For the Dowells, the official explanation did not add up, and community members helped the family investigate. . . . There was no sign of entry, forced or otherwise, at Bill’s Liquors, the store that Dowell had allegedly been robbing. Further, the police had reported that Dowell had not only run but also jumped two fences to get away before being shot down. But Dowell had a bad hip, a limp, and the family claimed that he could not run, let alone jump fences. . . . A doctor who worked on the case told the family that judging from the way the bullets had entered Dowell’s body, Dowell had been shot with his hands raised. . . . Mrs. Dowell publicly announced, ‘I believe the police murdered my son.’ . . . A white jury took little time deciding that the killing of unarmed Dowell was ‘justifiable homicide’ because the police officers on the scene had suspected that he was in the act of committing a felony. Outraged, the Black community demanded justice.”
—Joshua Bloom and Waldo E. Martin, Jr. Black against Empire: The History and Politics of the Black Panther Party

Helping North Richmond’s Black community demand justice for the killing of Denzil Dowell was one of the first major organizing campaigns of the Black Panther Party, and the first issue of The Black Panther newspaper, which at its height around 1970 had a circulation of 140,000 copies per week, asked, “WHY WAS DENZIL DOWELL KILLED?” Anyone reading the story of Dowell today can’t help but draw parallels to the unarmed Black men and women regularly murdered by police. The disparity between the police’s story and the victim’s family’s, the police harassment Dowell endured before his murder, the jury letting Dowell’s killer off without punishment, even the reports that Dowell had his hands raised while he was gunned down, eerily echo the police killings today that have led to the explosion of the movement for Black lives.
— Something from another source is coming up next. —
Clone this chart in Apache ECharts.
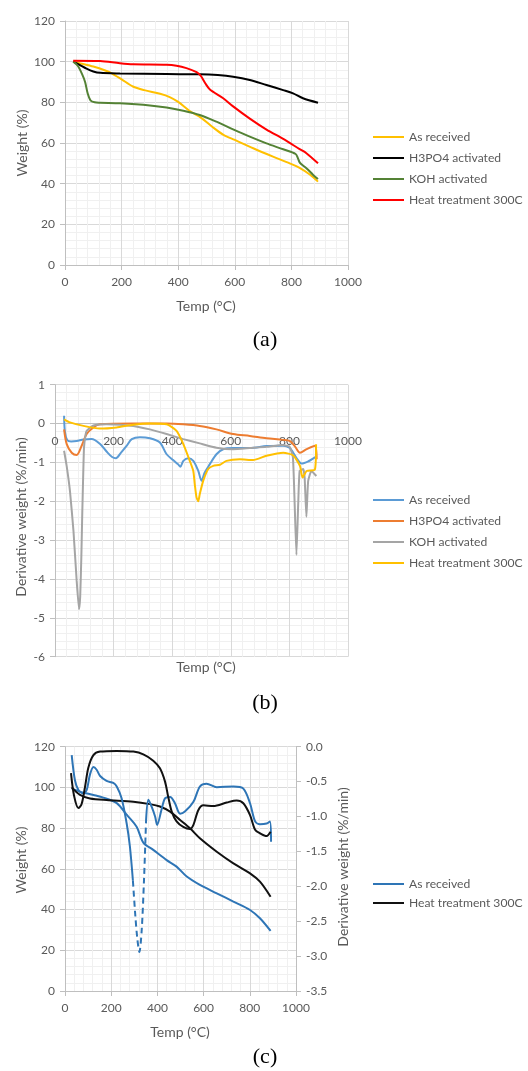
<!DOCTYPE html>
<html>
<head>
<meta charset="utf-8">
<script src="https://cdn.jsdelivr.net/npm/echarts@6/dist/echarts.min.js"></script>
<style>
html,body{margin:0;padding:0;background:#fff;}
.c{position:absolute;left:0;width:528px;height:357px;}
</style>
</head>
<body>
<div id="ca" class="c" style="top:0"></div>
<div id="cb" class="c" style="top:357px"></div>
<div id="cc" class="c" style="top:714px"></div>
<script>
// ---------- Panel (a): Weight (%) vs Temp ----------
const aAsReceived = [[29,100],[60,99],[100,97.6],[140,95.8],[165,94.3],[200,91.3],[240,87.8],[280,86],[336,84.2],[370,82.6],[400,80.2],[442,75.6],[480,72.5],[520,68],[560,64],[600,61.5],[665,57.4],[735,53.3],[794,50],[829,47.8],[865,44.5],[894,41]];
const aH3PO4 = [[29,100],[50,98.6],[76,96.6],[100,95.2],[124,94.5],[194,94.2],[359,93.9],[476,93.8],[540,93.4],[594,92.6],[653,91],[712,88.5],[771,86],[806,84.4],[841,82],[894,79.8]];
const aKOH = [[29,100],[45,98],[60,94],[71,90],[80,84.5],[90,81],[105,80],[124,79.8],[194,79.5],[300,78.5],[359,77.5],[418,75.9],[476,73.8],[535,70.5],[594,66.7],[653,63.1],[712,59.8],[771,56.9],[815,54.6],[823,52.5],[830,50.3],[854,47.5],[877,44.3],[894,42.3]];
const aHeat300 = [[29,100.5],[124,100.3],[194,99.2],[241,98.7],[359,98.5],[394,98],[429,96.8],[465,94.8],[480,93],[495,89.5],[512,86.3],[559,82],[594,78],[653,72],[712,66.6],[771,62],[829,57],[853,55],[894,50]];

// ---------- Panel (b): Derivative weight (%/min) ----------
const bAsReceived = [[31,0.2],[34,-0.22],[42,-0.43],[55,-0.46],[74,-0.45],[97,-0.41],[125,-0.40],[153,-0.52],[176,-0.72],[195,-0.86],[208,-0.89],[224,-0.76],[245,-0.57],[262,-0.40],[290,-0.35],[324,-0.38],[358,-0.49],[381,-0.79],[403,-0.94],[420,-1.05],[428,-1.11],[438,-0.96],[455,-0.89],[472,-0.96],[489,-1.22],[500,-1.47],[511,-1.26],[528,-1.05],[551,-0.79],[574,-0.66],[608,-0.63],[666,-0.63],[722,-0.58],[779,-0.57],[800,-0.62],[813,-0.75],[830,-0.95],[842,-1.03],[865,-0.97],[887,-0.87],[892,-0.86]];
const bH3PO4 = [[31,-0.15],[40,-0.53],[57,-0.75],[74,-0.81],[91,-0.57],[108,-0.27],[131,-0.10],[153,-0.02],[267,0],[381,0],[438,-0.02],[494,-0.06],[551,-0.15],[608,-0.27],[665,-0.32],[722,-0.38],[778,-0.42],[802,-0.45],[820,-0.6],[836,-0.75],[859,-0.66],[887,-0.57],[893,-0.92]];
const bKOH = [[31,-0.70],[40,-1.1],[51,-1.73],[63,-2.76],[74,-4.05],[82,-4.78],[86,-4.45],[90,-3.4],[93,-2.33],[96,-1.4],[99,-0.62],[104,-0.3],[108,-0.19],[131,-0.05],[176,-0.02],[267,-0.06],[324,-0.15],[381,-0.27],[438,-0.40],[494,-0.51],[551,-0.62],[608,-0.66],[665,-0.63],[722,-0.60],[778,-0.55],[801,-0.60],[812,-0.87],[818,-2.08],[824,-3.38],[830,-2.08],[835,-1.22],[847,-1.17],[852,-1.39],[858,-2.40],[864,-1.48],[875,-1.22],[892,-1.35]];
const bHeat300 = [[31,0.11],[51,0.03],[97,-0.06],[153,-0.13],[210,-0.10],[267,-0.03],[324,0],[381,-0.02],[415,-0.19],[438,-0.53],[460,-0.96],[472,-1.22],[477,-1.56],[483,-1.90],[489,-2.0],[494,-1.82],[506,-1.47],[523,-1.17],[540,-1.09],[563,-1.06],[585,-0.96],[631,-0.92],[676,-0.94],[722,-0.83],[779,-0.75],[813,-0.82],[836,-1.09],[845,-1.39],[859,-1.22],[887,-1.18],[891,-0.53]];

// ---------- Panel (c): Weight (left) and derivative (right) ----------
const cAsReceivedW = [[29,99.5],[65,97.9],[123,96.3],[166,95],[224,92.3],[267,86.6],[310,80.7],[339,72.9],[382,69.3],[440,64.3],[483,61.1],[527,56.2],[584,52.1],[657,48],[729,43.9],[801,39.8],[844,35.7],[890,29.5]];
const cHeat300W = [[29,100],[65,96.3],[108,94.6],[180,93.8],[296,93],[368,91.8],[411,90.6],[455,88.1],[498,84],[541,79.9],[584,75],[657,68.4],[729,62.7],[801,57.8],[844,53.7],[890,46.3]];
const cAsReceivedD1 = [[29,-0.12],[43,-0.48],[58,-0.62],[79,-0.67],[94,-0.62],[108,-0.40],[123,-0.29],[137,-0.33],[152,-0.42],[180,-0.49],[209,-0.52],[224,-0.57],[245,-0.74],[267,-1.1],[281,-1.43],[294,-1.92]];
const cAsReceivedDdash = [[294,-1.92],[304,-2.4],[313,-2.75],[322,-2.94],[332,-2.63],[342,-1.91],[351,-1.05]];
const cAsReceivedD2 = [[351,-1.05],[361,-0.76],[375,-0.86],[390,-1.0],[399,-1.12],[418,-0.9],[433,-0.74],[455,-0.72],[476,-0.81],[498,-0.96],[519,-0.93],[556,-0.79],[584,-0.57],[613,-0.53],[657,-0.58],[729,-0.57],[772,-0.6],[801,-0.81],[823,-1.07],[844,-1.11],[873,-1.1],[887,-1.07],[892,-1.36]];
const cHeat300D = [[26,-0.38],[39,-0.70],[58,-0.88],[72,-0.82],[87,-0.57],[101,-0.30],[123,-0.12],[152,-0.07],[224,-0.06],[296,-0.07],[339,-0.11],[382,-0.2],[411,-0.31],[433,-0.5],[447,-0.72],[462,-0.93],[483,-1.07],[512,-1.15],[541,-1.18],[556,-1.12],[577,-0.91],[599,-0.84],[642,-0.85],[700,-0.8],[743,-0.77],[772,-0.81],[801,-0.98],[823,-1.19],[844,-1.24],[873,-1.28],[890,-1.22]];

const tempTicks = {min:0, max:1000, interval:200};
const weightTicks = {min:0, max:120, interval:20};
const derivTicksB = {min:-6, max:1, interval:1};
const derivTicksC = {min:-3.5, max:0, interval:0.5};

const FONT = 'Lato, "Open Sans", sans-serif';
const TXT = '#595959';
const AXC = '#BFBFBF';
const plain = v => String(v);

function valAxis(t, extra){
  return Object.assign({
    type:'value', min:t.min, max:t.max, interval:t.interval,
    axisLine:{show:true, onZero:false, lineStyle:{color:AXC, width:1}},
    axisTick:{show:true, length:5, lineStyle:{color:AXC}},
    axisLabel:{color:TXT, fontSize:12, fontFamily:FONT, margin:10, formatter:plain},
    splitLine:{show:true, lineStyle:{color:'#D9D9D9', width:1}},
    minorTick:{show:false, splitNumber:5},
    minorSplitLine:{show:true, lineStyle:{color:'#F0F0F0', width:1}}
  }, extra||{});
}
function line(name, data, color, extra){
  return Object.assign({
    type:'line', name:name, data:data, showSymbol:false, symbol:'none',
    smooth:0.3, lineStyle:{color:color, width:2}, itemStyle:{color:color},
    animation:false, emphasis:{disabled:true}
  }, extra||{});
}
function legend(top, gap, names){
  return {orient:'vertical', left:373, top:top, padding:0, itemWidth:31, itemHeight:2, itemGap:gap,
    itemTextGap:5, icon:'rect', selectedMode:false,
    textStyle:{color:TXT, fontSize:12.1, fontFamily:FONT, lineHeight:14}, data:names};
}
function txt(x, y, s, opts){
  return Object.assign({type:'text', x:x, y:y, silent:true,
    style:Object.assign({text:s, fill:TXT, font:'14px ' + FONT, align:'center', verticalAlign:'middle',
      textAlign:'center', textVerticalAlign:'middle'}, (opts&&opts.style)||{})},
    (opts&&opts.rotation!==undefined)?{rotation:opts.rotation}:{});
}
const serif = '22px "Liberation Serif", "DejaVu Serif", serif';

// Chart A
const chA = echarts.init(document.getElementById('ca'));
chA.setOption({
  animation:false,
  grid:{left:65, top:21, width:283, height:244},
  xAxis:valAxis(tempTicks, {axisLabel:{color:TXT, fontSize:12, fontFamily:FONT, margin:11, formatter:plain}}),
  yAxis:valAxis(weightTicks),
  legend:legend(130, 7, ['As received','H3PO4 activated','KOH activated','Heat treatment 300C']),
  series:[
    line('As received', aAsReceived, '#FFC000'),
    line('H3PO4 activated', aH3PO4, '#000000'),
    line('KOH activated', aKOH, '#548235'),
    line('Heat treatment 300C', aHeat300, '#FF0000')
  ],
  graphic:[
    txt(22, 143, 'Weight (%)', {rotation:Math.PI/2}),
    txt(206, 306, 'Temp (°C)'),
    txt(265, 340, '(a)', {style:{font:serif, fill:'#000'}})
  ]
});

// Chart B: x axis line sits on the y = 0 level (offset moves it up from the bottom edge)
const gridBHeight = 272;
const zeroOffsetB = -gridBHeight * (0 - derivTicksB.min) / (derivTicksB.max - derivTicksB.min);
const chB = echarts.init(document.getElementById('cb'));
chB.setOption({
  animation:false,
  grid:{left:55, top:27.7, width:293, height:gridBHeight},
  xAxis:valAxis(tempTicks, {
    position:'bottom', offset:zeroOffsetB,
    axisLine:{show:true, onZero:false, lineStyle:{color:AXC, width:1}},
    axisTick:{show:false},
    axisLabel:{color:TXT, fontSize:12, fontFamily:FONT, margin:12, formatter:plain}
  }),
  yAxis:valAxis(derivTicksB),
  legend:legend(136, 7, ['As received','H3PO4 activated','KOH activated','Heat treatment 300C']),
  series:[
    line('As received', bAsReceived, '#5B9BD5'),
    line('H3PO4 activated', bH3PO4, '#ED7D31'),
    line('KOH activated', bKOH, '#A5A5A5', {smooth:0.15}),
    line('Heat treatment 300C', bHeat300, '#FFC000', {smooth:0.2})
  ],
  graphic:[
    txt(21, 160, 'Derivative weight (%/min)', {rotation:Math.PI/2}),
    txt(206, 310, 'Temp (°C)'),
    txt(265, 346, '(b)', {style:{font:serif, fill:'#000'}})
  ]
});

// Chart C
const chC = echarts.init(document.getElementById('cc'));
const BLUE = '#2E75B6', BLK = '#111111';
chC.setOption({
  animation:false,
  grid:{left:65, top:32.7, width:231, height:244.3},
  xAxis:valAxis(tempTicks, {axisLabel:{color:TXT, fontSize:12, fontFamily:FONT, margin:11, formatter:plain}}),
  yAxis:[
    valAxis(weightTicks),
    valAxis(derivTicksC, {position:'right',
      splitLine:{show:false}, minorSplitLine:{show:false},
      axisLabel:{color:TXT, fontSize:12, fontFamily:FONT, margin:10, formatter:v=>v.toFixed(1)}})
  ],
  legend:legend(163, 5, ['As received','Heat treatment 300C']),
  series:[
    line('As received', cAsReceivedW, BLUE),
    line('Heat treatment 300C', cHeat300W, BLK),
    line('As received', cAsReceivedD1, BLUE, {yAxisIndex:1}),
    line('As received', cAsReceivedDdash, BLUE, {yAxisIndex:1, lineStyle:{color:BLUE, width:2, type:[6,4]}}),
    line('As received', cAsReceivedD2, BLUE, {yAxisIndex:1}),
    line('Heat treatment 300C', cHeat300D, BLK, {yAxisIndex:1})
  ],
  graphic:[
    txt(21, 146, 'Weight (%)', {rotation:Math.PI/2}),
    txt(343, 153, 'Derivative weight (%/min)', {rotation:Math.PI/2}),
    txt(180, 318, 'Temp (°C)'),
    txt(265, 343, '(c)', {style:{font:serif, fill:'#000'}})
  ]
});
</script>
</body>
</html>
Yet when we learn about the early years of the Panthers, the organizing they did in Richmond — conducting their own investigation into Dowell’s death, confronting police who harassed Dowell’s family, helping mothers in the community organize against abuse at the local school, organizing armed street rallies in which hundreds filled out applications to join the Party — is almost always absent. Born just over 50 years ago, the history of the Black Panther Party holds vital lessons for today’s movement to confront racism and police violence — yet textbooks either misrepresent or minimize the significance of the Panthers. Armed with a revolutionary socialist ideology, they fought in Black communities across the nation for giving the poor access to decent housing, health care, education, and much more. And as the Panthers grew, so did the issues they organized around.